Oct 21, 2019 Pageview：174
When should I charge my lithium-ion battery?
Unlike the common belief, you do not have to fully discharge then charge your new Li-ion battery. Lithium-ion batteries have a specific maximum capacity that is available from the first moment you use them. So, when you buy a new Li-ion battery all you need to do is to top up its charge then start using it immediately.
After clarifying this, the question that always haunts us is when do we charge our Li-ion batteries?
Generally, the life span of the average Li-ion battery is between 300 and 500 cycles of charging and discharging. This normally amounts to a period of two to three years of usage. It is worth noting that you should only use specified adapters to charge your batteries. Using an undesignated charger will not only harm your battery but can be very dangerous as you risk the hazard of fire.
That said, you do not have to fully discharge your batteries. Just plug in the battery and charge them as required. Small and partial charges are better for the overall health of your battery. It is also recommended that once a month you discharge your battery completely and recharge it to 100%. Charge your batteries at room temperature. If by any chance, you are experiencing weather that is below the 0oC or above 40oC DO NOT, charge your battery at all. Charging batteries in these conditions may damage the battery and cause risk to your person as the battery may explode or catch fire.
How do I prolong the lithium-ion battery life?
Li-ion batteries have become an integral part of our lives. Every laptop, smartphone, and any small smart device has a Li-ion battery. Keeping the batteries healthy is crucial for extending usage.
There are some simple things you can do that can preserve your batteries' health, of these things you can do:
Charge your batteries at room temperature
As previously mentioned, it is crucial that you charge your Li-ion batteries at room temperature. Heat is the worst thing that can happen to a Li-ion battery when charging. That means, if your car is hot do not charge your phone in it, instead wait for the AC to kick in then start charging your battery.
Choose a Li-ion battery with high capacity instead of carrying spare ones
Charging and Discharging cycles in a Li-ion battery is basically a chemical reaction. Whether you are using the battery or not the chemical reaction occurs. The difference is the rate the chemical reaction happens. That is why having a high capacity battery is better than having two medium to low capacity ones. A high capacity Li-ion battery will eventually have a life span longer than two medium to low capacity batteries combined.
Perform Partial discharges and avoid full ones as much as possible
Li-ion batteries do not have what we call a charge memory. Which means, that deep discharging cycles are not required. According to experts, it is better to allow partial discharge cycles instead of full ones to preserve the life span of the Li-ion battery.
However, once a month it is better to perform a completely full discharge. Let the Li-ion battery to discharge to the cut-off point and then recharge it once more to the 100%. Despite, the partial discharge being beneficial, it creates a condition called digital memory. This condition decreases the device's power gauge accuracy. Doing that will recalibrate the power gauge.

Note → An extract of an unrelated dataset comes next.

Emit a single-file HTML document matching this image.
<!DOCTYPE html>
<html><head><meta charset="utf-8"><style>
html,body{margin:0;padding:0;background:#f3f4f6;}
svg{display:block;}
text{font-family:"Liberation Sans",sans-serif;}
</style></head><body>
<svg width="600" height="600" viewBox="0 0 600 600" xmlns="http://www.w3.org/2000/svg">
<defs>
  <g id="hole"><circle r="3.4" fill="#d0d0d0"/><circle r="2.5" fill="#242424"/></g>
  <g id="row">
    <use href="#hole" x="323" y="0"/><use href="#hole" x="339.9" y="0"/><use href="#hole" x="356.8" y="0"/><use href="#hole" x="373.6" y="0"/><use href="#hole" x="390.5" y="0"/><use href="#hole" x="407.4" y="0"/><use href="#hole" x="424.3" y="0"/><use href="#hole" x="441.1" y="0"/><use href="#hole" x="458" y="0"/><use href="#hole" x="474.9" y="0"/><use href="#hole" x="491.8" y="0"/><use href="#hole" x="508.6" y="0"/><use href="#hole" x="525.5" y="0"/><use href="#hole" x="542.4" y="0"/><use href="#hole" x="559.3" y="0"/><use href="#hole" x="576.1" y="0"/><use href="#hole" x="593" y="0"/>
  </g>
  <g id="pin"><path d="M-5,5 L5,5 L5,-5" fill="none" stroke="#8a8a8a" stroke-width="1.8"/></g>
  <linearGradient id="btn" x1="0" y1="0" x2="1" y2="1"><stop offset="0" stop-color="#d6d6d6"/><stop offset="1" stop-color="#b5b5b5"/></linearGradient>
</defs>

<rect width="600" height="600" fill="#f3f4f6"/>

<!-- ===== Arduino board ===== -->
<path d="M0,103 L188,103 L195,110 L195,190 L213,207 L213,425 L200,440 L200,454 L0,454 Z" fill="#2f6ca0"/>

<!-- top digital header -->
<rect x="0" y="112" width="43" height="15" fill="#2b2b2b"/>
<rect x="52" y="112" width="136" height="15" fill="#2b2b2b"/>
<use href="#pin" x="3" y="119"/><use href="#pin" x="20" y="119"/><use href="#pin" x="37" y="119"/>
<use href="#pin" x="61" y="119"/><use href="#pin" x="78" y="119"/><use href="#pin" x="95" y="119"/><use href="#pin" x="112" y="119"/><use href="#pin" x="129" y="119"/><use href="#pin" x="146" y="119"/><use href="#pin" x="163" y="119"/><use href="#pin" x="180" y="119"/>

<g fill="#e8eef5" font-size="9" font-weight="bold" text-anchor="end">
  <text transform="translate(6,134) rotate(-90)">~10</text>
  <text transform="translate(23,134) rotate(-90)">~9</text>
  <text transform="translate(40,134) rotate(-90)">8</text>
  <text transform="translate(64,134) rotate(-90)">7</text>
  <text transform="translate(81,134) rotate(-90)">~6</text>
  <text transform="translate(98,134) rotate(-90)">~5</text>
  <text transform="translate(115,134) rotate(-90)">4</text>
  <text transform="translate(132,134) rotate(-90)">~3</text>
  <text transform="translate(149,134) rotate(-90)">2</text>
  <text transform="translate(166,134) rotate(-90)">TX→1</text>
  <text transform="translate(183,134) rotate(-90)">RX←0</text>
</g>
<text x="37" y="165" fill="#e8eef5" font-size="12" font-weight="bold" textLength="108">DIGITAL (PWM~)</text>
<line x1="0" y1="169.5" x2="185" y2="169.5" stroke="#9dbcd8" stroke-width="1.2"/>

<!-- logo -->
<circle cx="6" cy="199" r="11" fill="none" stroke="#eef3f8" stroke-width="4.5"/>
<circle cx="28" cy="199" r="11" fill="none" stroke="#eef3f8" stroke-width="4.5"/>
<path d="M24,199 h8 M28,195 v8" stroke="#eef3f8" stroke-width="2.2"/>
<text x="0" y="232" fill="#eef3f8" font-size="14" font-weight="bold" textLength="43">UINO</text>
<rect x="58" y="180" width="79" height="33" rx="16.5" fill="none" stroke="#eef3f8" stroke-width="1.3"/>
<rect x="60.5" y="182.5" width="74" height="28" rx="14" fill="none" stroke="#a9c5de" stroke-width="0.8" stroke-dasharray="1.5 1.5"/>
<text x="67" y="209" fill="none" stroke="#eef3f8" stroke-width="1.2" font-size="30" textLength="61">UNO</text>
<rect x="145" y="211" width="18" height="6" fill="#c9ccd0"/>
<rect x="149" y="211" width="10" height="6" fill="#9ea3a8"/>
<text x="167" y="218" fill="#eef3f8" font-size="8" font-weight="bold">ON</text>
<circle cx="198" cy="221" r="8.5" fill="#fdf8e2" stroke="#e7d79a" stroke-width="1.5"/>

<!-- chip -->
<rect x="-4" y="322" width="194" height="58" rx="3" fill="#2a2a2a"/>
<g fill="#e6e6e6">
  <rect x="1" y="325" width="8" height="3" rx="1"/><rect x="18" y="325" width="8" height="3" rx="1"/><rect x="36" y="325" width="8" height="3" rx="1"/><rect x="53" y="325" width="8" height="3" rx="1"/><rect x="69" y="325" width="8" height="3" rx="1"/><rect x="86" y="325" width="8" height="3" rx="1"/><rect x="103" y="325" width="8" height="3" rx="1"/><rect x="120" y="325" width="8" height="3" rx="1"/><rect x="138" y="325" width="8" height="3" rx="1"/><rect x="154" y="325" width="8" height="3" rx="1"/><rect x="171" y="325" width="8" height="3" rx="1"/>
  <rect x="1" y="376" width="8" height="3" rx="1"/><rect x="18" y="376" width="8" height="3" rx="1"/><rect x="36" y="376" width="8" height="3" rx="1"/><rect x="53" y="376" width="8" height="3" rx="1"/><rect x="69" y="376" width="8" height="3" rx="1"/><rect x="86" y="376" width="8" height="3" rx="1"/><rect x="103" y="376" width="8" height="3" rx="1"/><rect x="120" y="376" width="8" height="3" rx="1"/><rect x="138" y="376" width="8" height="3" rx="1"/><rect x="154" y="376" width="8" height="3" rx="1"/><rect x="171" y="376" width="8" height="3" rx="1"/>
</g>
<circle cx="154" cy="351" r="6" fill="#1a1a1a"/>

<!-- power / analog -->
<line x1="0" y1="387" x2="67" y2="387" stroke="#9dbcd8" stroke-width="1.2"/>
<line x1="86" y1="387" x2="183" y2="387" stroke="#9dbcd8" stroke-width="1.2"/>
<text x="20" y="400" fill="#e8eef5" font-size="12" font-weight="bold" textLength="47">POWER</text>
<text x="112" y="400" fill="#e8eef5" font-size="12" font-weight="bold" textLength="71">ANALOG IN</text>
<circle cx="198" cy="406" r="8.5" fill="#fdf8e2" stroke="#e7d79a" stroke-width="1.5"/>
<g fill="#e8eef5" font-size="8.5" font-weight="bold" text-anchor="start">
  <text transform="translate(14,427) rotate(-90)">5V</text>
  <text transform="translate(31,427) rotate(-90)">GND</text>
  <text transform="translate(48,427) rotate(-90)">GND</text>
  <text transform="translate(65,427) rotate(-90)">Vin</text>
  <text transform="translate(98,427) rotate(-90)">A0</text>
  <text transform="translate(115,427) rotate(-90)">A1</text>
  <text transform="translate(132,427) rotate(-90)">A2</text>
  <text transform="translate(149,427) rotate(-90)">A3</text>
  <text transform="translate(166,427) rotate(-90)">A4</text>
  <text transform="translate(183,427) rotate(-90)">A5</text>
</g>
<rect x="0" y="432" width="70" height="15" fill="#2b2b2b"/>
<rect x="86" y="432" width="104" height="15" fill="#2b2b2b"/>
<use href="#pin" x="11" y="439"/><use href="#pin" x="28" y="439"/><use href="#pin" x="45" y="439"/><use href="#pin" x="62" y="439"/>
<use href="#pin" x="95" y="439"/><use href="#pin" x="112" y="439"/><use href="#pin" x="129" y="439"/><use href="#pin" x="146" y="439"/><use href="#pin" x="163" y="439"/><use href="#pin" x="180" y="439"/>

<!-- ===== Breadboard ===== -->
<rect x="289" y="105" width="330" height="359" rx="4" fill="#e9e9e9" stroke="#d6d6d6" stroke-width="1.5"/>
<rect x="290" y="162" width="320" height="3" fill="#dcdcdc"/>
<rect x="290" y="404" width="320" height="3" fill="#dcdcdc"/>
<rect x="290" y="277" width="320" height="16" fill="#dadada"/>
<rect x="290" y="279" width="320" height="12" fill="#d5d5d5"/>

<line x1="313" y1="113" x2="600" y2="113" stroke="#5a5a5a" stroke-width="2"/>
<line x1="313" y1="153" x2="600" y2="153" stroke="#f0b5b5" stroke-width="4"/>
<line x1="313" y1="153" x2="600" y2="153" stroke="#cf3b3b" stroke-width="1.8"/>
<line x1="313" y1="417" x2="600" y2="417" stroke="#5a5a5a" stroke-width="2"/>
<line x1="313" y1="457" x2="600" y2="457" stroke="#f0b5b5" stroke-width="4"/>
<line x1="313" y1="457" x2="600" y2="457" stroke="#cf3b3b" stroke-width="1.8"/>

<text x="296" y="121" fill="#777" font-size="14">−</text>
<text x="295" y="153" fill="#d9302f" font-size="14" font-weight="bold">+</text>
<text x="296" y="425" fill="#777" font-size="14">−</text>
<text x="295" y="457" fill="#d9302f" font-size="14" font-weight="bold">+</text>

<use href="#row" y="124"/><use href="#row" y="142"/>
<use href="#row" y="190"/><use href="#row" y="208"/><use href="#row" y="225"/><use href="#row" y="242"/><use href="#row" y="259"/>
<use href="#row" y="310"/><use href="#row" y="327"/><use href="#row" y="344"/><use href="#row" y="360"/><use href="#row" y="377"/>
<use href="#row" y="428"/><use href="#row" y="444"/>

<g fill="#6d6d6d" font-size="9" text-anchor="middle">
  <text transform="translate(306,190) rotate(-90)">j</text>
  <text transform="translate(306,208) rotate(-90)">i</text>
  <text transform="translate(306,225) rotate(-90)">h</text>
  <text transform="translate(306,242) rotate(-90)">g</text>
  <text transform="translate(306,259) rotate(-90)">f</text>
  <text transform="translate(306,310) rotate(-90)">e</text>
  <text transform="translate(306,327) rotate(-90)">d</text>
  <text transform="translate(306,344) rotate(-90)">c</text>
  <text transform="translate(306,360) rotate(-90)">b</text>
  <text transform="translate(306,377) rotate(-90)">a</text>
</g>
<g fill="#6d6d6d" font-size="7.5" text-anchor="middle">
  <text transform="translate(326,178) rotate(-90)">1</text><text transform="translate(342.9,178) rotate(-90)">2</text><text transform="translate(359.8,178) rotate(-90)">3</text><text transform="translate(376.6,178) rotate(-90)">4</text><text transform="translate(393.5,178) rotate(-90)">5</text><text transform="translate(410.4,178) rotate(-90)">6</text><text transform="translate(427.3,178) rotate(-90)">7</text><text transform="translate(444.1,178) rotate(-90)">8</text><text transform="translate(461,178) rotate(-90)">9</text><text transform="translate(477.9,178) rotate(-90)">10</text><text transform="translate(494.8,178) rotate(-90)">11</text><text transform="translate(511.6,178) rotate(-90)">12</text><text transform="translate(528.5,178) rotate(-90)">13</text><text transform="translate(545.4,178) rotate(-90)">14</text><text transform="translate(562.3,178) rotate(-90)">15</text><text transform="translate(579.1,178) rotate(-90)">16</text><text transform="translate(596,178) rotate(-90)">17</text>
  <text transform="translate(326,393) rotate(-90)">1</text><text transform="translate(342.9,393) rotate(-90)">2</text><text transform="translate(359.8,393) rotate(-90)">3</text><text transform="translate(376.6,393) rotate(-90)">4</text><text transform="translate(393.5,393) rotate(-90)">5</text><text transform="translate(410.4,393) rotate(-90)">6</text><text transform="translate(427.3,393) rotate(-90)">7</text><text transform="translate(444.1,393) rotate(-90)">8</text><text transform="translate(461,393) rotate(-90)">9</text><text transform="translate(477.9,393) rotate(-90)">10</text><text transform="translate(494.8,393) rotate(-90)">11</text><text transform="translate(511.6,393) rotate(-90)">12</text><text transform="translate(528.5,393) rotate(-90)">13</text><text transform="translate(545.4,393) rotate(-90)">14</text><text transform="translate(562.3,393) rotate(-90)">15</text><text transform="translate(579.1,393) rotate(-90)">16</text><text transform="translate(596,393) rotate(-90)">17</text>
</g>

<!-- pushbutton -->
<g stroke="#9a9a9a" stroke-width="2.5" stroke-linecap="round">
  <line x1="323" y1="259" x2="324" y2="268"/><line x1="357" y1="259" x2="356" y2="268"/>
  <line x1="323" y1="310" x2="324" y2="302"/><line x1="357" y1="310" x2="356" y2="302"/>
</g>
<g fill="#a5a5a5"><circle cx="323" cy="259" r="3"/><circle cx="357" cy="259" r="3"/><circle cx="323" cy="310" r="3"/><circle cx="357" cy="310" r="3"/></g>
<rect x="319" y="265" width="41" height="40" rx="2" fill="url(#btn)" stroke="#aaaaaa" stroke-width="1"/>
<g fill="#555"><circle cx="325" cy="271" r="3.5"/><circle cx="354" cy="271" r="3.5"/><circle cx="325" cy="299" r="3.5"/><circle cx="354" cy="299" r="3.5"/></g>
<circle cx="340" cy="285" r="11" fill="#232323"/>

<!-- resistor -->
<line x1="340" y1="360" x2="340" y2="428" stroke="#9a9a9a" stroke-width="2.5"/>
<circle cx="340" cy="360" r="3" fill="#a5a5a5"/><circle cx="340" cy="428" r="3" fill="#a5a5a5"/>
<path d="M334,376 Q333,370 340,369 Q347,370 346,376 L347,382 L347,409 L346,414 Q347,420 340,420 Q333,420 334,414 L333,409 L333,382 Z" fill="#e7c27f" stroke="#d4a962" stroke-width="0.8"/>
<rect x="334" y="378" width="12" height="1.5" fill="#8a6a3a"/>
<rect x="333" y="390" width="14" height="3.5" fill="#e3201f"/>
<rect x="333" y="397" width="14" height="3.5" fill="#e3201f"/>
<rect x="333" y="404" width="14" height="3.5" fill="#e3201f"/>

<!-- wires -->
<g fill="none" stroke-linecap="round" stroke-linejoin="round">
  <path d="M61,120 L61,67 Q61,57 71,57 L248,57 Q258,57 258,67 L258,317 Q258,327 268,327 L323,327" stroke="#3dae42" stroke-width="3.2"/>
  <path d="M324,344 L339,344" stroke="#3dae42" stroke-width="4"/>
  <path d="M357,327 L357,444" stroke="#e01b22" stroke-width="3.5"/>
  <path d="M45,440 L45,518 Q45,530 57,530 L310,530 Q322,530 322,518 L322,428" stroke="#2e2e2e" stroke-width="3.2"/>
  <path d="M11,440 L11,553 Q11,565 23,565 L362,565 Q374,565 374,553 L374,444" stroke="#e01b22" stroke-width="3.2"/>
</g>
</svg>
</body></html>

Avoid recharging a completely discharged Li-ion battery
When a lithium-ion battery is completely discharged, which means discharging below 2.5 volts per cell. There is a built-in safety circuit that will open and lock the battery. If you plugged your conventional charger the battery will appear dead to you. That is why if you ever encountered this condition go to a specialist to solve this problem. When the Li-ion reaches this state only battery analyzers having boost function will recharge the battery.
If the Li-ion battery was stored in the completely discharged condition, do not recharge them for safety reasons. Go to your local specialist instead.

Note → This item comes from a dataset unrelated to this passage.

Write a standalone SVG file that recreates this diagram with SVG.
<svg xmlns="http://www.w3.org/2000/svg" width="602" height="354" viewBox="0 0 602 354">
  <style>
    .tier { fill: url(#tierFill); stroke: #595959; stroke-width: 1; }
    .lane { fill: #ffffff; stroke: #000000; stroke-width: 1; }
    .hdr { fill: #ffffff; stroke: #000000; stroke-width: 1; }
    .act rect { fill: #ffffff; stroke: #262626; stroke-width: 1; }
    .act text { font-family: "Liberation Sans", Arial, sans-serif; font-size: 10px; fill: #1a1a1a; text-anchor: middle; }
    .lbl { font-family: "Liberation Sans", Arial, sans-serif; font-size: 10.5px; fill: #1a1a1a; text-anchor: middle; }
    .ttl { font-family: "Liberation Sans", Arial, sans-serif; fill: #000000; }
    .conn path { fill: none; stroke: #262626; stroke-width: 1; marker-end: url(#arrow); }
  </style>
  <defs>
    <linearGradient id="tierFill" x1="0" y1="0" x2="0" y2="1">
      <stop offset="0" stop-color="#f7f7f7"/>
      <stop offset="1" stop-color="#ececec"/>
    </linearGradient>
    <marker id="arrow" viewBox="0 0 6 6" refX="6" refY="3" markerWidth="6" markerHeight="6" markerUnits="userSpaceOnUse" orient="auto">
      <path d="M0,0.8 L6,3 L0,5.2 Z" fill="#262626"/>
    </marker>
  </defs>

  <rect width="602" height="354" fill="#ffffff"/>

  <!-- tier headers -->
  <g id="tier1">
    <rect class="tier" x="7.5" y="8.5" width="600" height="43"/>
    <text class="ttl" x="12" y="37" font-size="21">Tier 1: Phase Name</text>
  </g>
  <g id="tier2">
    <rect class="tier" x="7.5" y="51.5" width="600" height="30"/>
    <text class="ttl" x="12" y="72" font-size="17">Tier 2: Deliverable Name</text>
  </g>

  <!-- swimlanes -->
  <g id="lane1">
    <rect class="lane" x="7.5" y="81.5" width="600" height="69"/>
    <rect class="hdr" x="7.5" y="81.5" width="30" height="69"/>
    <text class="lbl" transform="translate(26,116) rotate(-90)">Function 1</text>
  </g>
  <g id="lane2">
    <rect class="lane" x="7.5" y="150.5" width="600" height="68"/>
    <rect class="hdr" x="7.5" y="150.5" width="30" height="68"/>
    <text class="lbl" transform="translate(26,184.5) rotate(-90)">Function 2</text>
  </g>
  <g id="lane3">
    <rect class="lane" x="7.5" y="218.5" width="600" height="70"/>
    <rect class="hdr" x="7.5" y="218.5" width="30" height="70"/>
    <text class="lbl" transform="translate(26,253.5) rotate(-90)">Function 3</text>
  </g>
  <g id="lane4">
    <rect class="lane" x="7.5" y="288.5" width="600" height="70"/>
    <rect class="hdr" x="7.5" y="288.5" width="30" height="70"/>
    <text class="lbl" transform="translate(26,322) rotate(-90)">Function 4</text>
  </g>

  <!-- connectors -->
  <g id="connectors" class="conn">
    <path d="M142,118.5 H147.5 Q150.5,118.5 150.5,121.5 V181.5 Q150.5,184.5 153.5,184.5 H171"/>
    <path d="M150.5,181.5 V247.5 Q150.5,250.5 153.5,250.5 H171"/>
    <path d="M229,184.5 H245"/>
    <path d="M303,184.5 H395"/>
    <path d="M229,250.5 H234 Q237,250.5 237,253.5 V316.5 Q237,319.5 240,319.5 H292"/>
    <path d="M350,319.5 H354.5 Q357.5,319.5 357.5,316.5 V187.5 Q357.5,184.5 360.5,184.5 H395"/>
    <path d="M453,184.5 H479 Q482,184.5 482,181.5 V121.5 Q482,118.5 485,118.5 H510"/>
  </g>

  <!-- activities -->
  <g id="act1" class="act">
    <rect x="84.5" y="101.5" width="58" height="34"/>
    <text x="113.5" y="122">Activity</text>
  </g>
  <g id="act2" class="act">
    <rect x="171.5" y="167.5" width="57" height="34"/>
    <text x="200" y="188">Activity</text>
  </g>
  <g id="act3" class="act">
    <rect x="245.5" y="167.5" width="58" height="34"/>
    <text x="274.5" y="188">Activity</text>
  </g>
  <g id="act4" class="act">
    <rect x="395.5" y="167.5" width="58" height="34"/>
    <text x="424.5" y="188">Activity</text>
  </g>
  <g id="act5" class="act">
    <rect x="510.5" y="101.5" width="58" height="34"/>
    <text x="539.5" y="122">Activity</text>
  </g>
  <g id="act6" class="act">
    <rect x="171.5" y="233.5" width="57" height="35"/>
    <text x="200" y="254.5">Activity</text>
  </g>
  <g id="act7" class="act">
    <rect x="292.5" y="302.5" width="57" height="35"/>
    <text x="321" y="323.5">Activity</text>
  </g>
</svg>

When storing a Li-ion battery charge to 40% and store in a dry place
One of the reasons for the decreased life span of your stored battery is that you store it fully charged. The best way to store a Li-ion battery is to charge it to around 40% and then store it in a cool place. So charge or discharge your Li-ion battery to the 40%, wrap it in some isolation bag or fabric and store it in your refrigerator (not the freezer).
How do I charge lithium-ion batteries the right way?
Charging your Li-ion battery is the key to making your battery lasts as long as possible. You may have heard that when you buy a new Li-ion battery you must discharge it to the cut-off point then recharge it again. On modern batteries that really does not matter, as we have mentioned before, modern Li-ion batteries do not have discharge memory.
However, there are certain things to do when you charge your battery that will keep it healthy. Allowing for partial discharge. This is the best way to protect your Li-ion battery. According to Battery University, it is recommended to discharge your batteries until it reaches 50% then you start recharging it once again, however, avoid making it reach the 100% level.
When you recharge your battery, if you charge it to the 100% level, do not leave it plugged-in. Yes, there is a safety circuit that will protect the battery from overcharging and prevent it from exploding. However, if you kept it plugged in for a large amount of time, electronics inside will age more quickly thus, reducing its life span.
As we mentioned before, it is recommended that once every month or once per 30 discharge cycles, you discharge your battery to cut off point and then recharge it to 100%. This process will recalibrate your battery and prolong its life span.
In general, according to Samsung, the previous process should be performed only once per 30 discharge cycles, and you should keep your battery above 20%.